:: Supplied information ::
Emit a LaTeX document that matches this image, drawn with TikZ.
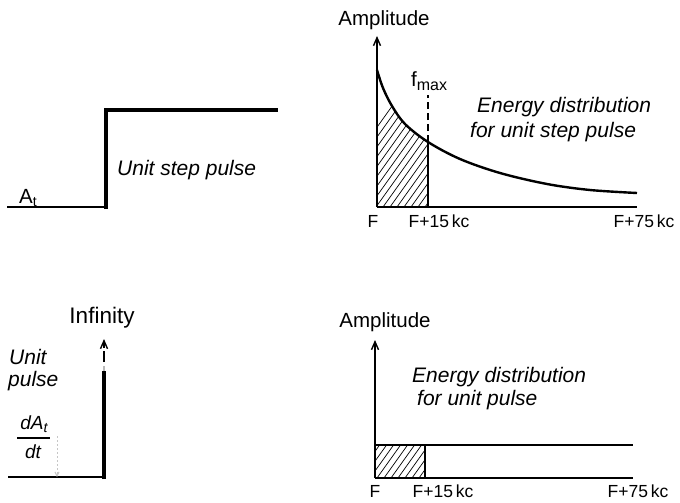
\documentclass[tikz,border=0pt]{standalone}
\usepackage{fontspec}
\setmainfont{Liberation Sans}
\usetikzlibrary{arrows.meta}
\begin{document}
\begin{tikzpicture}[x=1pt,y=-1pt,
  lbl/.style={font=\fontsize{20.5}{22}\selectfont, inner sep=0pt},
  ital/.style={font=\fontsize{21}{24}\selectfont\itshape, inner sep=0pt},
  ticklbl/.style={font=\fontsize{17.5}{20}\selectfont, inner sep=0pt},
  axis/.style={line width=1.4pt},
  curve/.style={line width=2.4pt},
  hatch/.style={line width=0.7pt},
  arr/.style={-{Straight Barb[length=8pt,width=7pt]}}]
\useasboundingbox[fill=white] (0,0) rectangle (680,503);

% ---------- top left: unit step pulse ----------
\coordinate (s0) at (7,207);
\coordinate (s1) at (106,207);
\coordinate (s1b) at (106,209);
\coordinate (s2) at (106,110);
\coordinate (s3) at (278,110);
\draw[line width=2pt] (s0) -- (s1);
\draw[line width=4.2pt, line join=miter] (s1b) -- (s2) -- (s3);
\node[lbl, anchor=base west] (at) at (19,203) {A\raisebox{-0.35ex}{\fontsize{14}{14}\selectfont t}};
\node[ital, anchor=west] (usp) at (117,170) {Unit step pulse};

% ---------- top right: energy distribution, step ----------
\coordinate (o1) at (377,207);
\coordinate (y1) at (377,36);
\coordinate (x1) at (637,207);
\coordinate (fm) at (428,142);
\coordinate (fb) at (428,207);
\coordinate (ft) at (428,95);
\begin{scope}
  \clip (377,0) rectangle (428,207);
  \clip (377,207) -- plot[smooth, tension=0.55] coordinates {(377,70) (383,88) (392,106) (405,124) (428,142) (460,159) (500,173) (547,184) (590,190) (637,193)} -- (637,207) -- cycle;
  \foreach \i in {-20,-13,...,200} {
    \draw[hatch] (340+\i,207) -- ++(100,-140);
  }
\end{scope}
\draw[curve] plot[smooth, tension=0.55] coordinates {(377,70) (383,88) (392,106) (405,124) (428,142) (460,159) (500,173) (547,184) (590,190) (637,193)};
\draw[axis, arr] (o1) -- (y1);
\draw[axis] (o1) -- (x1);
\draw[line width=2pt] (fb) -- (fm);
\draw[line width=2pt, dash pattern=on 7pt off 4pt] (fm) -- (ft);
\node[lbl] (amp1) at (384,20) {Amplitude};
\node[lbl, anchor=base west] (fmax) at (411,86) {f\raisebox{-0.4ex}{\fontsize{16}{16}\selectfont max}};
\node[ital, anchor=west] (ed1a) at (477,107) {Energy distribution};
\node[ital, anchor=west] (ed1b) at (470,132) {for unit step pulse};
\node[ticklbl] (tF1) at (373,221) {F};
\node[ticklbl] (t15a) at (439,221) {F+15\,kc};
\node[ticklbl] (t75a) at (644,221) {F+75\,kc};

% ---------- bottom left: unit pulse ----------
\coordinate (b0) at (8,477);
\coordinate (b1) at (104,477);
\coordinate (b1b) at (104,479);
\coordinate (b2) at (104,371);
\coordinate (b3) at (104,362);
\coordinate (b4) at (104,351);
\coordinate (b5) at (104,348);
\coordinate (b6) at (104,339);
\draw[line width=1.6pt] (b0) -- (b1);
\draw[line width=4pt] (b1b) -- (b2);
\draw[line width=2.5pt, gray!55] (b2) -- (104,366);
\draw[line width=1.4pt] (b3) -- (b4);
\draw[line width=1.4pt, arr] (b5) -- (b6);
\node[lbl, font=\fontsize{22.5}{24}\selectfont] (inf) at (102,318) {Infinity};
\node[ital, anchor=west] (unit) at (9,357) {Unit};
\node[ital, anchor=west] (pulse) at (8,381) {pulse};
\coordinate (fr0) at (17,438);
\coordinate (fr1) at (50,438);
\draw[line width=1.3pt] (fr0) -- (fr1);
\node[ital, font=\fontsize{19}{20}\selectfont\itshape] (num) at (34,424) {dA\raisebox{-0.35ex}{\fontsize{14}{14}\selectfont t}};
\node[ital, font=\fontsize{19}{20}\selectfont\itshape] (den) at (33,452) {dt};
\coordinate (d0) at (57,436);
\coordinate (d1) at (57,477);
\draw[gray!45, line width=1pt, dash pattern=on 2pt off 2pt, -{Straight Barb[length=4pt,width=4pt]}] (d0) -- (d1);

% ---------- bottom right: energy distribution, pulse ----------
\coordinate (o2) at (375,478);
\coordinate (y2) at (375,340);
\coordinate (x2) at (633,478);
\coordinate (l0) at (375,445);
\coordinate (l1) at (633,445);
\coordinate (r0) at (425,445);
\coordinate (r1) at (425,478);
\begin{scope}
  \clip (375,445) rectangle (425,478);
  \foreach \i in {-40,-33,...,100} {
    \draw[hatch] (375+\i,478) -- ++(50,-70);
  }
\end{scope}
\draw[axis, arr] (o2) -- (y2);
\draw[axis] (o2) -- (x2);
\draw[line width=2pt] (l0) -- (l1);
\draw[line width=1.2pt] (r0) -- (r1);
\node[lbl] (amp2) at (385,322) {Amplitude};
\node[ital, anchor=west] (ed2a) at (412,377) {Energy distribution};
\node[ital, anchor=west] (ed2b) at (417,400) {for unit pulse};
\node[ticklbl] (tF2) at (375,491) {F};
\node[ticklbl] (t15b) at (443,491) {F+15\,kc};
\node[ticklbl] (t75b) at (638,491) {F+75\,kc};
\end{tikzpicture}
\end{document}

:: What to produce ::
Using the data above, write out every line exactly, leaving the images behind.

:: Solution to the exercise ::
Emit a LaTeX document that matches this image, drawn with TikZ.
\documentclass[tikz,border=0pt]{standalone}
\usepackage{fontspec}
\setmainfont{Liberation Sans}
\usetikzlibrary{arrows.meta}
\begin{document}
\begin{tikzpicture}[x=1pt,y=-1pt,
  lbl/.style={font=\fontsize{20.5}{22}\selectfont, inner sep=0pt},
  ital/.style={font=\fontsize{21}{24}\selectfont\itshape, inner sep=0pt},
  ticklbl/.style={font=\fontsize{17.5}{20}\selectfont, inner sep=0pt},
  axis/.style={line width=1.4pt},
  curve/.style={line width=2.4pt},
  hatch/.style={line width=0.7pt},
  arr/.style={-{Straight Barb[length=8pt,width=7pt]}}]
\useasboundingbox[fill=white] (0,0) rectangle (680,503);

% ---------- top left: unit step pulse ----------
\coordinate (s0) at (7,207);
\coordinate (s1) at (106,207);
\coordinate (s1b) at (106,209);
\coordinate (s2) at (106,110);
\coordinate (s3) at (278,110);
\draw[line width=2pt] (s0) -- (s1);
\draw[line width=4.2pt, line join=miter] (s1b) -- (s2) -- (s3);
\node[lbl, anchor=base west] (at) at (19,203) {A\raisebox{-0.35ex}{\fontsize{14}{14}\selectfont t}};
\node[ital, anchor=west] (usp) at (117,170) {Unit step pulse};

% ---------- top right: energy distribution, step ----------
\coordinate (o1) at (377,207);
\coordinate (y1) at (377,36);
\coordinate (x1) at (637,207);
\coordinate (fm) at (428,142);
\coordinate (fb) at (428,207);
\coordinate (ft) at (428,95);
\begin{scope}
  \clip (377,0) rectangle (428,207);
  \clip (377,207) -- plot[smooth, tension=0.55] coordinates {(377,70) (383,88) (392,106) (405,124) (428,142) (460,159) (500,173) (547,184) (590,190) (637,193)} -- (637,207) -- cycle;
  \foreach \i in {-20,-13,...,200} {
    \draw[hatch] (340+\i,207) -- ++(100,-140);
  }
\end{scope}
\draw[curve] plot[smooth, tension=0.55] coordinates {(377,70) (383,88) (392,106) (405,124) (428,142) (460,159) (500,173) (547,184) (590,190) (637,193)};
\draw[axis, arr] (o1) -- (y1);
\draw[axis] (o1) -- (x1);
\draw[line width=2pt] (fb) -- (fm);
\draw[line width=2pt, dash pattern=on 7pt off 4pt] (fm) -- (ft);
\node[lbl] (amp1) at (384,20) {Amplitude};
\node[lbl, anchor=base west] (fmax) at (411,86) {f\raisebox{-0.4ex}{\fontsize{16}{16}\selectfont max}};
\node[ital, anchor=west] (ed1a) at (477,107) {Energy distribution};
\node[ital, anchor=west] (ed1b) at (470,132) {for unit step pulse};
\node[ticklbl] (tF1) at (373,221) {F};
\node[ticklbl] (t15a) at (439,221) {F+15\,kc};
\node[ticklbl] (t75a) at (644,221) {F+75\,kc};

% ---------- bottom left: unit pulse ----------
\coordinate (b0) at (8,477);
\coordinate (b1) at (104,477);
\coordinate (b1b) at (104,479);
\coordinate (b2) at (104,371);
\coordinate (b3) at (104,362);
\coordinate (b4) at (104,351);
\coordinate (b5) at (104,348);
\coordinate (b6) at (104,339);
\draw[line width=1.6pt] (b0) -- (b1);
\draw[line width=4pt] (b1b) -- (b2);
\draw[line width=2.5pt, gray!55] (b2) -- (104,366);
\draw[line width=1.4pt] (b3) -- (b4);
\draw[line width=1.4pt, arr] (b5) -- (b6);
\node[lbl, font=\fontsize{22.5}{24}\selectfont] (inf) at (102,318) {Infinity};
\node[ital, anchor=west] (unit) at (9,357) {Unit};
\node[ital, anchor=west] (pulse) at (8,381) {pulse};
\coordinate (fr0) at (17,438);
\coordinate (fr1) at (50,438);
\draw[line width=1.3pt] (fr0) -- (fr1);
\node[ital, font=\fontsize{19}{20}\selectfont\itshape] (num) at (34,424) {dA\raisebox{-0.35ex}{\fontsize{14}{14}\selectfont t}};
\node[ital, font=\fontsize{19}{20}\selectfont\itshape] (den) at (33,452) {dt};
\coordinate (d0) at (57,436);
\coordinate (d1) at (57,477);
\draw[gray!45, line width=1pt, dash pattern=on 2pt off 2pt, -{Straight Barb[length=4pt,width=4pt]}] (d0) -- (d1);

% ---------- bottom right: energy distribution, pulse ----------
\coordinate (o2) at (375,478);
\coordinate (y2) at (375,340);
\coordinate (x2) at (633,478);
\coordinate (l0) at (375,445);
\coordinate (l1) at (633,445);
\coordinate (r0) at (425,445);
\coordinate (r1) at (425,478);
\begin{scope}
  \clip (375,445) rectangle (425,478);
  \foreach \i in {-40,-33,...,100} {
    \draw[hatch] (375+\i,478) -- ++(50,-70);
  }
\end{scope}
\draw[axis, arr] (o2) -- (y2);
\draw[axis] (o2) -- (x2);
\draw[line width=2pt] (l0) -- (l1);
\draw[line width=1.2pt] (r0) -- (r1);
\node[lbl] (amp2) at (385,322) {Amplitude};
\node[ital, anchor=west] (ed2a) at (412,377) {Energy distribution};
\node[ital, anchor=west] (ed2b) at (417,400) {for unit pulse};
\node[ticklbl] (tF2) at (375,491) {F};
\node[ticklbl] (t15b) at (443,491) {F+15\,kc};
\node[ticklbl] (t75b) at (638,491) {F+75\,kc};
\end{tikzpicture}
\end{document}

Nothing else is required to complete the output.